Amira Medunjanin

Sevdah meets Jazz: Bosnian Billie Holiday

Amira Medunjanin
CultureWorks Artist 2014-2020
This artist profile is no longer updated.
Single bookings possible on request

About

It is not easy to find a single word in English that can stand for the Bosnian concept of Sevdah, although yearning perhaps comes closest. Like the Spanish Duende, or Portuguese Fado, it carries multiple meanings – love, hopeless love, endless love, a desire that chills and fevers the lover like malaria, and like malaria can never be shaken off – but in the end, it’s a way of life, and a narrative that tells the story of itself.

In her native Bosnia, Amira Medunjanin is adored as the new diva of Sevdalinke (Bosnian love songs). She was born in Sarajevo at the time when the popularity of traditional music in former Yugoslavia was at high tide, and Sevdah held a special place for her. The sevdalinke (sevdah songs) she learned from her mother were the most beautiful of songs. Her fascination with the oral tradition of Bosnia and Herzegovina led her to devote herself to creating a unique voice within Sevdah to explore its expressive capacity to the full. She had spent years searching to find people who shared her ideas about Sevdah, and for the best way to present it.

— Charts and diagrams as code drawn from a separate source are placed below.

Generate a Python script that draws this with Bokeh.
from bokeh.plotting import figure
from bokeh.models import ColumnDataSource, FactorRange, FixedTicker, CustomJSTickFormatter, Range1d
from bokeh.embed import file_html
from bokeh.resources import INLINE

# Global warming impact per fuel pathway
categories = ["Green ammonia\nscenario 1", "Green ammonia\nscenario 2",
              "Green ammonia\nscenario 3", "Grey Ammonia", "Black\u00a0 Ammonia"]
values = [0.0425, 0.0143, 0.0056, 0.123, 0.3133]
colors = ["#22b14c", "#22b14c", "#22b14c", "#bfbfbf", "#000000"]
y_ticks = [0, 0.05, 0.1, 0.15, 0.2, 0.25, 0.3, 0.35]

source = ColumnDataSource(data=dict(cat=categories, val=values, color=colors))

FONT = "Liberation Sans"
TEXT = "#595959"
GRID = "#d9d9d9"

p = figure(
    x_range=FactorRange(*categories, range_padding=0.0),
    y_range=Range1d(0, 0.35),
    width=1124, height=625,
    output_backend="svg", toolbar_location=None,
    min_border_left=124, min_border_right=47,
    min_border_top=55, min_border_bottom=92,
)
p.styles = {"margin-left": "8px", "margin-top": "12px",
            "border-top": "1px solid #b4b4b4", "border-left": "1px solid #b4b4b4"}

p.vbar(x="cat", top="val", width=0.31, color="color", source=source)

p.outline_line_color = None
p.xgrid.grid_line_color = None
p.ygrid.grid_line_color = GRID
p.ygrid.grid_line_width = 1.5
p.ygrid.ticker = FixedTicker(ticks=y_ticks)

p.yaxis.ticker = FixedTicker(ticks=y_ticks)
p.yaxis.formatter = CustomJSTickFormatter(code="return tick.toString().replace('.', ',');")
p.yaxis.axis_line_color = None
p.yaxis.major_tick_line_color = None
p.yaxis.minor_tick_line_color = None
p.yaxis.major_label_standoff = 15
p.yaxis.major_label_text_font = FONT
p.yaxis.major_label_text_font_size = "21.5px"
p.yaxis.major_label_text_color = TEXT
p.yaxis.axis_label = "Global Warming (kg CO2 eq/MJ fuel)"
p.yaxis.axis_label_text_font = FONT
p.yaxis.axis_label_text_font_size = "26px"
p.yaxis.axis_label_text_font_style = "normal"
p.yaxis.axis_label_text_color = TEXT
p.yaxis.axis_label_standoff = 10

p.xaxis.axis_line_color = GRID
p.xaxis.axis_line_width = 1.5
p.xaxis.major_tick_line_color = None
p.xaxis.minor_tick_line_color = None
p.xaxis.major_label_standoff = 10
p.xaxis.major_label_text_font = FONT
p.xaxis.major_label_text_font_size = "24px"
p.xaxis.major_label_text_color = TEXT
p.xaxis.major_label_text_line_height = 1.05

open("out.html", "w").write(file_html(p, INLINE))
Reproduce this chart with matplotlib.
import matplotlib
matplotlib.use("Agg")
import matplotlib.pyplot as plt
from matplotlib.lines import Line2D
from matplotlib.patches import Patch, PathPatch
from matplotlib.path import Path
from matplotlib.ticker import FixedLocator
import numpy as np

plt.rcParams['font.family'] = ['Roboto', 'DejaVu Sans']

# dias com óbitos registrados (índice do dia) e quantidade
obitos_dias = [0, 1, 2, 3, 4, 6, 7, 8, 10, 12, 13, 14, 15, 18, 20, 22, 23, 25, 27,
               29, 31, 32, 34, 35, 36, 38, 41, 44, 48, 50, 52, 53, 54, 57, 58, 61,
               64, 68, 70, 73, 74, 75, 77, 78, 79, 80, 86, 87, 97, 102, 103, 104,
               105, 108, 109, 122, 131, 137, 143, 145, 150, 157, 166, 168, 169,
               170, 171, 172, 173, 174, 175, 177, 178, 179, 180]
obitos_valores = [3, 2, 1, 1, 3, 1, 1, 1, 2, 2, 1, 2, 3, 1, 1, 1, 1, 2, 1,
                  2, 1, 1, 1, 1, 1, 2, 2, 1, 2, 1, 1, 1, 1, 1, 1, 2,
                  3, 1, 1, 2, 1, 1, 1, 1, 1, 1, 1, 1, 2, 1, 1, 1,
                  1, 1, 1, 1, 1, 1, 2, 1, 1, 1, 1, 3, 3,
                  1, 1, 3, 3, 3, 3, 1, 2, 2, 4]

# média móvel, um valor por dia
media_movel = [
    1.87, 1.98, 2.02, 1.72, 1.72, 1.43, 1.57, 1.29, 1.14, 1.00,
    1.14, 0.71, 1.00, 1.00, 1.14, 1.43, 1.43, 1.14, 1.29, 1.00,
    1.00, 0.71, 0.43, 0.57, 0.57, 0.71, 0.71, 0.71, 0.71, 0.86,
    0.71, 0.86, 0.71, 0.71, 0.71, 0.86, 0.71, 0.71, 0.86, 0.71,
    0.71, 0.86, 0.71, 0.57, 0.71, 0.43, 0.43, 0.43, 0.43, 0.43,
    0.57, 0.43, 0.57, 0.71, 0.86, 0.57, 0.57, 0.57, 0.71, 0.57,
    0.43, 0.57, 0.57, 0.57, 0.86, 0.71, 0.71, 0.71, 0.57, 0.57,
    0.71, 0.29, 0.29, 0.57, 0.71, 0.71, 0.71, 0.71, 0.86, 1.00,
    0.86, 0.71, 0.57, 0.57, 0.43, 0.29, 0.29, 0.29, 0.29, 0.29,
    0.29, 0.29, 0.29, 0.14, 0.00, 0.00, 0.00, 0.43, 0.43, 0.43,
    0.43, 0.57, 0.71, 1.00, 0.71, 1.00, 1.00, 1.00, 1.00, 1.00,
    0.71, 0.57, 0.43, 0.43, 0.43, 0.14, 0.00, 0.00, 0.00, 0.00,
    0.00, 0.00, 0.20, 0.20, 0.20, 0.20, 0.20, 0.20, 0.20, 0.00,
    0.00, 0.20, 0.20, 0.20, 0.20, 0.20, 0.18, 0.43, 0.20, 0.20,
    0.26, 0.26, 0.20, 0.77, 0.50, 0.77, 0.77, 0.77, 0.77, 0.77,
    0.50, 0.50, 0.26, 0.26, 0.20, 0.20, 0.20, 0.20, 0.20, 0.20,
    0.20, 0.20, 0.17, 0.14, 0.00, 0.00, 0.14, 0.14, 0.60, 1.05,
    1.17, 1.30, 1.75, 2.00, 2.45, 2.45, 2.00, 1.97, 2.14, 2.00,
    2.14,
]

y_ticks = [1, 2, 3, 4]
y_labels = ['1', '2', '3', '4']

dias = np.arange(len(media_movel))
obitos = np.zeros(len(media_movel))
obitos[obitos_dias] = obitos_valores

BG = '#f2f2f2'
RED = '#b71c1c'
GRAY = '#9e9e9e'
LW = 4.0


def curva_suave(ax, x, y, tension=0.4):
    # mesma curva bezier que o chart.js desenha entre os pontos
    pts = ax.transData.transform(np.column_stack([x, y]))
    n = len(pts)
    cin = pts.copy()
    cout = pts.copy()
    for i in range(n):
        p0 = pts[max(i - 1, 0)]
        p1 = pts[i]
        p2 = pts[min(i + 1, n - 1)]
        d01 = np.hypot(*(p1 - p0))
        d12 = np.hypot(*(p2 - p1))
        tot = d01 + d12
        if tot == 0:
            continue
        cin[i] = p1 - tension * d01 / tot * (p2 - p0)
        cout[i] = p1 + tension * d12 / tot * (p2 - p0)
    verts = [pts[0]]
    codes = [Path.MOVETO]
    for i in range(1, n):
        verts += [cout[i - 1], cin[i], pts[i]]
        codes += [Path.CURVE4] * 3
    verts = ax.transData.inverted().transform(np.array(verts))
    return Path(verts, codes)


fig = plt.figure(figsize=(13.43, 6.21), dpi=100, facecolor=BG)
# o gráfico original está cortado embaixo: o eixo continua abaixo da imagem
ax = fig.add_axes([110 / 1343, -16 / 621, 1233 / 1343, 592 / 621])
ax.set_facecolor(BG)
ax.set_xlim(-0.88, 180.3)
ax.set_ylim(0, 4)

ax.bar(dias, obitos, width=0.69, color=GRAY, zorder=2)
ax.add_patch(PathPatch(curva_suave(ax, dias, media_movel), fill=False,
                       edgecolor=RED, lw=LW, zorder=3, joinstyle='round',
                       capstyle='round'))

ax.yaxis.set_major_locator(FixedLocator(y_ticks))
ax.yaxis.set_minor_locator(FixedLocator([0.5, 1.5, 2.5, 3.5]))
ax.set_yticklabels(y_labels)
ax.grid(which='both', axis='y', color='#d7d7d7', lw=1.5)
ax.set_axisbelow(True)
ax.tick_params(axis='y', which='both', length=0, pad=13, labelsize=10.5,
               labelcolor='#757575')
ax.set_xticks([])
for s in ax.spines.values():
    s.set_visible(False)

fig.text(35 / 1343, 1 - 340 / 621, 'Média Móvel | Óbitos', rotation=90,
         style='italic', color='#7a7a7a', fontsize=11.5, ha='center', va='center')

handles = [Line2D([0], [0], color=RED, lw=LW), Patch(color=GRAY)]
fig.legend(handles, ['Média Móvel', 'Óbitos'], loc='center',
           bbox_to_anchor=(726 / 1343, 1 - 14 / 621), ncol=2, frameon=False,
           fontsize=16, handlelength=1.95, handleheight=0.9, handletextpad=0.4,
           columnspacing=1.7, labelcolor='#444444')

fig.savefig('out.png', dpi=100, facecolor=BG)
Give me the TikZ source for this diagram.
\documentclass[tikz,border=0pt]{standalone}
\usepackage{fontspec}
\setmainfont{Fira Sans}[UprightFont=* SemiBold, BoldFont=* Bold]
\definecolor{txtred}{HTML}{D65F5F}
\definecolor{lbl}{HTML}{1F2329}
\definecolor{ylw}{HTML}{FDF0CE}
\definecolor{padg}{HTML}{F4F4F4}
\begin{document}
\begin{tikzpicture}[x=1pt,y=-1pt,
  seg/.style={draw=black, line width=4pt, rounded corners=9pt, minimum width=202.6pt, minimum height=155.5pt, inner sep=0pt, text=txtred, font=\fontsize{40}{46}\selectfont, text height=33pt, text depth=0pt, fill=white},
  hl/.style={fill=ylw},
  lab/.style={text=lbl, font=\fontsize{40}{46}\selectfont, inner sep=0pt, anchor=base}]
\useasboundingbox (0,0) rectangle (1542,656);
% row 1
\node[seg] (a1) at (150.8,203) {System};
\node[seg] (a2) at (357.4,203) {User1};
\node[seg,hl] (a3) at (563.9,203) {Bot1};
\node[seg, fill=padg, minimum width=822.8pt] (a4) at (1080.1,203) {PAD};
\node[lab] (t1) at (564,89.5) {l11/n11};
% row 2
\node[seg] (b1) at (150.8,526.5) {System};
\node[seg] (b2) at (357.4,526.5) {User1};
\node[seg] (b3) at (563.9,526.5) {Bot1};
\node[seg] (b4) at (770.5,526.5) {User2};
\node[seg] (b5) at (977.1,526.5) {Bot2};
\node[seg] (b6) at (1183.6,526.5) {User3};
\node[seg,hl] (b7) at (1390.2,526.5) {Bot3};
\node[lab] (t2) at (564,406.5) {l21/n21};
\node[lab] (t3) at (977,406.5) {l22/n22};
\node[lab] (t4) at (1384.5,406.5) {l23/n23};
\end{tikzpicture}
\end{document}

On her latest album Damar (2016), as in all her previous productions, Amira draws deep from the wellspring of Sevdah, the “beating heart” of Bosnian music, with revivifying ancestral Bosnian songs, whilst for the first time introducing new compositions to her artistic palette. A particular emphasis on acoustic guitar brings a subtle Iberian piquancy to Damar, and once again the great Serbian pianist Bojan Z  bestows his musical and production skills upon the endeavour.  With a quintet that suggests everything from flamenco to contemporary jazz – a flourish of guitar here, a provocative piano solo there – Amira Medunjanin transforms tradition into a powerful emotional statement, one that suggests her homeland but is not limited to it.

During the past few years Amira has been increasingly collaborating with classical Croatian orchestras (Dubrovnik Symphony Orchestra, Zagreb Soloists and Zagreb Philharmonics),  thus placing traditional music from the Balkans into a slightly new context. In 2017 she started working with the internationally renowned Norvegian chamber orchestra Trondheim Solistene, recording and performing together at the Arena di Pula in Istria/Croatia in August 2018. Shortly after this grandiose, sold out  event she releases Ascending, recorded in Trondheim and the Abbey Road Studios in London and produced by Amira herself with her long time musical companions Ante Gelo und Bojan Z. With this special, retrospective album the Bosnian diva celebrates her 15th stage anniversary and opens a new chapter in her musical career.

Dubbed “Bosnia’s Billie Holiday” by music journalist and author Garth Cartwright, the comparison reflects the way in which Amira turns Sevdah inside out, finding new contexts and forms within a tradition that is hundreds of years old. Amira Medunjanin was ranked among the Top Ten World Music Divas by the British magazine Songlines in 2017.


Discography

2020 For Him and Her (Croatia Records)
2018 Ascending (Croatia Records/Town Hill Colony)
2016 Damar (Harmonia Mundi/World Village)
2014 Silk&Stone (Harmonia Mundi/World Village)
2011 Amulette (Harmonia Mundi / World Village)
2010 Zumra (Harmonia Mundi / World Village)
2009 Live from Jazz Fest Sarajevo (Gramofon)
2005 Rosa (Snail Records)
2003 A Secret Gate (Snail Records)


Press

“…powerful and passionate…“
The Guardian (UK) on Damar, 2016

“An exquisite album that affirms her status as Eastern Europe’s most potent contemporary voice.”
Nigel Williamson on Silk&Stone, Uncut, UK, 2015

“With Amulette, Medunjanin succeeds in doing what many of today’s artists have not: to incorporate Sevdah in the 21st century, adding new contemporary elements whiule retianing its originality; avoiding frustration for the older audience of traditional music while, at the same time, engaging a new one. Together, with her team of musicians, she has showed that tradition, in a new setting, can and must be appreciated and taken car of.”
All About Jazz, 2012

“The home of the soul is silence; from this silence beautiful music emerges. Amira’s voice touches that silence on one end of its range; on the other, it reaches transcendent emotional purity. Her voice is good news for those of us who need music to live.”